Playing a tortured character — that is, a character who is literally tortured — is a blessing for an actor, according to Harris. But the more she talks about these roles, the clearer it is she may soon be leaving them behind.
"[Filming Shiver] was awful," Harris says. "Best performance I've ever given, I think, but I don't really know if that's something I need to do again to feel like I'm a good actor."
But if she's not the Final Girl, what is she?
A director, for one. Harris helmed her debut feature Among Friends in 2011. It will be available on DVD this August. Taking on a behind-the-scenes role felt like the natural progression for someone who has spent much of her life on movie sets.
"It was just time," Harris says. "There was only so much I could do as an actor in the genre, and I know there's going to be a 10-year period, starting pretty soon, where I'm not gonna work that much. And I was burned out. So I thought I needed to be challenged. I needed to learn."
Like so many before her, Harris learned by doing. She says that Among Friends helped her find her style as a director because she had no time to think about it, working with a very low budget and a tight schedule.
After enduring so much as an actor, Harris admits she also put her actors through hell. Filming in chronological order, she captured their actual frustration as they were forced to work long hours under less-than-ideal conditions.

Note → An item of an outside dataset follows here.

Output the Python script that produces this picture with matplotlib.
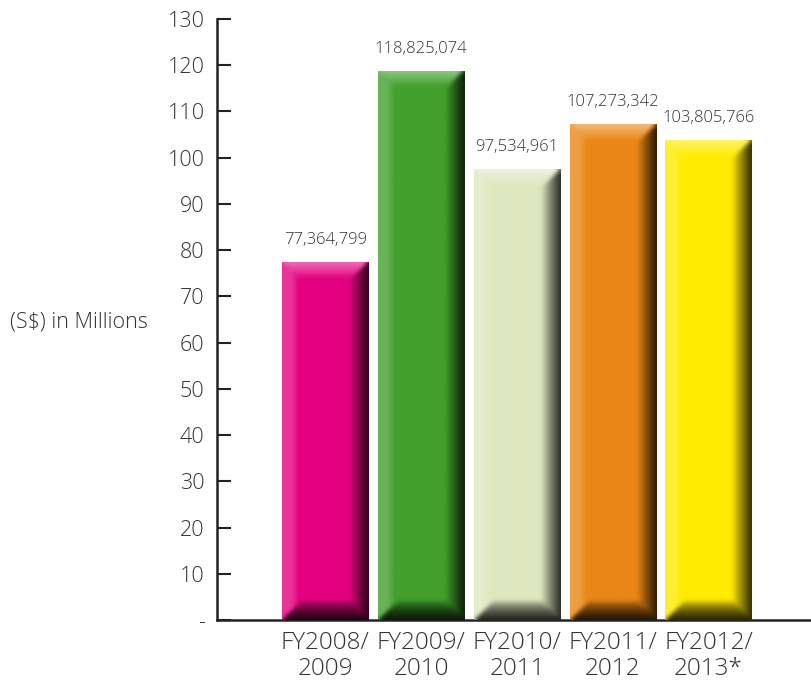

"They wanted to kill themselves and each other by the time they got out of the house, and that's exactly what I wanted," Harris says. "I had no time for them to go prepare in a corner. … I needed to see them unravel."
As Harris shifts her focus to directing, she passes on the torch to the next generation of Final Girls. Her style may sound tough on her actors, but it's through brutality that the Final Girl finds her strength.
That's a lesson Harris knows well — and it's one she's done learning.
"I've had so many great opportunities, and it doesn't do anything for me as an actor except make me crazy and exhausted," she says. "When it comes to being the Final Girl, I just can't put myself through all of that."